Bonus points if you can suggest cool futuristic fields of study, and how to get at them - you know, neural networks, ontologies, natural language programming (all this stuff has to have links with law) - I'd even like to try programming, but as alluded to, I don't think I could do it on my own; I'd need structure: it would just become one more thing amongst all the other cool learning vying for attention. I'd prob start, then drop it after being distracted by a shiny penny and deciding numismatics is what I *really* want to study..

Thanks
posted by macg02 to Education (4 answers total) 3 users marked this as a favorite
 
Hey there,

I did my undergraduate and graduate degrees in Symbolic Systems and think it's a great fit for the interests you describe. There's a recently-created (in the last 8 years or so) Master's program, which also opened up to people who didn't do their undergrad at Stanford a couple years ago. As part of your MS, you'd have to take about a year of classes to satisfy the background requirements, but they'd be in cogsci/linguistics/computer science, all of which you sound interested in.

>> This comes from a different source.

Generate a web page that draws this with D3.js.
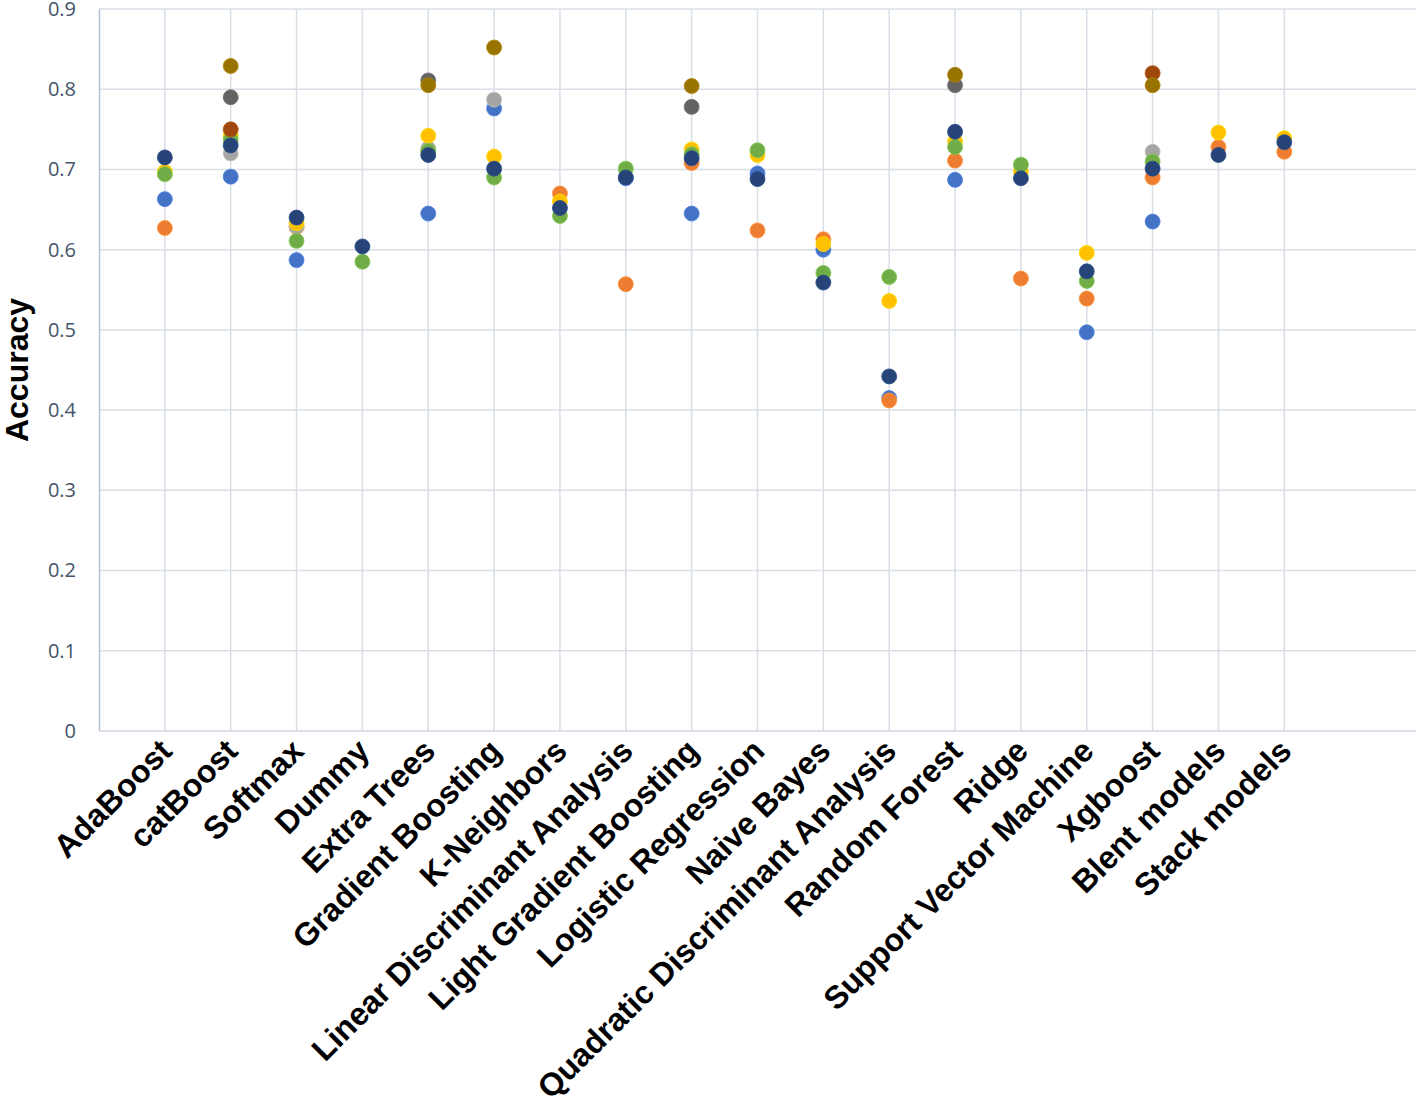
<!DOCTYPE html>
<html>
<head>
  <meta charset="utf-8">
  <title>Model accuracy</title>
  <script src="https://d3js.org/d3.v7.min.js"></script>
  <style>
    body { margin: 0; background: #fff; }
    .tick text { font-family: "Open Sans", sans-serif; }
  </style>
</head>
<body>
<script>
// categories along the x axis (placed at 1..18 on a 0..20 axis)
var models = ["AdaBoost", "catBoost", "Softmax", "Dummy", "Extra Trees", "Gradient Boosting",
  "K-Neighbors", "Linear Discriminant Analysis", "Light Gradient Boosting", "Logistic Regression",
  "Naive Bayes", "Quadratic Discriminant Analysis", "Random Forest", "Ridge",
  "Support Vector Machine", "Xgboost", "Blent models", "Stack models"];

var yTicks = [0, 0.1, 0.2, 0.3, 0.4, 0.5, 0.6, 0.7, 0.8, 0.9];

// one array per series, same order as models (null = no point)
var s1 = [0.663, 0.691, 0.587, null, 0.645, 0.776, null, 0.689, 0.645, 0.695, 0.600, 0.415, 0.687, null, 0.497, 0.635, null, null];
var s2 = [0.627, null, 0.628, null, null, null, 0.670, 0.557, 0.708, 0.624, 0.613, 0.412, 0.711, 0.564, 0.539, 0.690, 0.728, 0.722];
var s3 = [null, 0.720, 0.629, null, 0.726, 0.787, null, null, null, null, null, null, null, null, null, 0.722, null, null];
var s4 = [0.697, 0.742, 0.633, null, 0.742, 0.716, 0.660, null, 0.725, 0.718, 0.607, 0.536, 0.735, 0.697, 0.596, null, 0.746, 0.739];
var s5 = [0.694, 0.737, 0.611, 0.585, 0.723, 0.690, 0.642, 0.701, 0.719, 0.724, 0.571, 0.566, 0.728, 0.706, 0.561, 0.710, null, null];
var s6 = [0.715, 0.730, 0.640, 0.604, 0.718, 0.701, 0.652, 0.690, 0.714, 0.688, 0.559, 0.442, 0.747, 0.689, 0.573, 0.701, 0.718, 0.734];
var s7 = [null, 0.750, null, null, null, null, null, null, null, null, null, null, null, null, null, 0.820, null, null];
var s8 = [null, 0.790, null, null, 0.811, null, null, null, 0.778, null, null, null, 0.805, null, null, null, null, null];
var s9 = [null, 0.829, null, null, 0.805, 0.852, null, null, 0.804, null, null, null, 0.818, null, null, 0.805, null, null];

var series = [s1, s2, s3, s4, s5, s6, s7, s8, s9];
var colors = ["#4472C4", "#ED7D31", "#A5A5A5", "#FFC000", "#70AD47", "#264478", "#9E480E", "#636363", "#997300"];

var width = 1416, height = 1097;
var margin = {top: 9, right: 0, bottom: 366, left: 99};

var svg = d3.select("body").append("svg")
  .attr("width", width)
  .attr("height", height);

var x = d3.scaleLinear()
  .domain([0, 20])
  .range([margin.left, width - margin.right]);

var y = d3.scaleLinear()
  .domain([0, 0.9])
  .range([height - margin.bottom, margin.top]);

var grid = svg.append("g").attr("id", "grid");

grid.selectAll("line.h")
  .data(yTicks.slice(1))
  .enter()
  .append("line")
    .attr("class", "h")
    .attr("x1", margin.left).attr("x2", width)
    .attr("y1", d => y(d)).attr("y2", d => y(d))
    .attr("stroke", "#D9DEE7")
    .attr("stroke-width", 1.5);

grid.selectAll("line.v")
  .data(models.map((d, i) => i + 1))
  .enter()
  .append("line")
    .attr("class", "v")
    .attr("x1", d => x(d)).attr("x2", d => x(d))
    .attr("y1", margin.top).attr("y2", y(0))
    .attr("stroke", "#D9DEE7")
    .attr("stroke-width", 1.5);

// axes
var yAxis = svg.append("g")
  .attr("transform", "translate(" + margin.left + ",0)")
  .call(d3.axisLeft(y).tickValues(yTicks).tickSize(0).tickPadding(23)
    .tickFormat(d => d === 0 ? "0" : d3.format(".1f")(d)));
yAxis.select(".domain").attr("stroke", "#B4BFCF").attr("stroke-width", 1.5);
yAxis.selectAll("text").attr("font-size", 20).attr("fill", "#44546A");

svg.append("line")
  .attr("x1", margin.left).attr("x2", width)
  .attr("y1", y(0)).attr("y2", y(0))
  .attr("stroke", "#D0D6E0")
  .attr("stroke-width", 1.5);

// category labels
svg.append("g").selectAll("text")
  .data(models)
  .enter()
  .append("text")
    .attr("transform", (d, i) => "translate(" + (x(i + 1) + 1) + "," + (y(0) + 14) + ") rotate(-45)")
    .attr("text-anchor", "end")
    .attr("dy", "0.35em")
    .attr("font-family", "'Liberation Sans', Arial, sans-serif")
    .attr("font-weight", "bold")
    .attr("font-size", 32)
    .attr("fill", "#000")
    .text(d => d);

svg.append("text")
  .attr("transform", "translate(28," + y(0.45) + ") rotate(-90)")
  .attr("text-anchor", "middle")
  .attr("font-family", "'Liberation Sans', Arial, sans-serif")
  .attr("font-weight", "bold")
  .attr("font-size", 32)
  .text("Accuracy");

// points, series in order so later ones sit on top
var points = svg.append("g").attr("id", "points");
series.forEach(function(vals, k) {
  points.append("g").selectAll("circle")
    .data(vals.map((v, i) => ({i: i + 1, v: v})).filter(d => d.v !== null))
    .enter()
    .append("circle")
      .attr("cx", d => x(d.i))
      .attr("cy", d => y(d.v))
      .attr("r", 7.5)
      .attr("fill", colors[k])
      .attr("stroke", d3.color(colors[k]).brighter(0.4))
      .attr("stroke-width", 0.8);
});
</script>
</body>
</html>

A major part of the Master's is writing a research thesis, and I'm sure you could work Law into your research if you were so inclined.

Feel free to MeFi Mail me if you have any other Stanford/SymSys questions.
posted by mikeyk at 5:53 AM on September 16, 2009 [1 favorite]


It's "interesting" that your parents want you to study the less immediately practical subjects like philosophy while you went for law which is a field which allows one to get hired somewhere. Usually, it's the other way around.

If you just want to learn what interests you and don't have any practical goals, what could be wrong with a structureless following of what attracts you? What exactly is it about structure that makes you want to have more of it?
posted by Obscure Reference at 6:50 AM on September 16, 2009


Look into the career outlook in whatever particular field you choose. Lawyering right now isn't faring too well - in the U.S. at least, and probably in the Europe as well. Might pick up in a few years, though. Just wanted to add that as a counterpoint to Obscure Reference's idea, because to me a computational linguistics degree and similar degrees would provide a good foundation for a career you're interested in, whereas there are a lot of newly minted lawyers out there for a lot fewer jobs than there were a couple of years ago.
posted by lorrer at 8:32 AM on September 16, 2009


Response by poster: Obscure Reference, it's not that I have no practical goals at all, it's just that I'd like to have that warm feeling of learning something and (hopefully) excelling in it before I go down that path. Law hasn't given me that, so far. The shed thing was a bit of a joke. I'm afraid I'd get (more) isolated, come back after the five years with a beard and a unified theory of everything (incorporating time cubes)...

lorrer, I've definitely read about comp. linguistics being a field with good prospects. Maybe biting the bullet and doing a second degree would be the way to go, only I think some form of graduate studies would make it more coherent and seem less like I'm a lawyer who got cold feet.

Anyway, thanks for the answers. I think asking the question was almost as much as answering it. I'll try and talk to some comp. linguists in college and see what they think.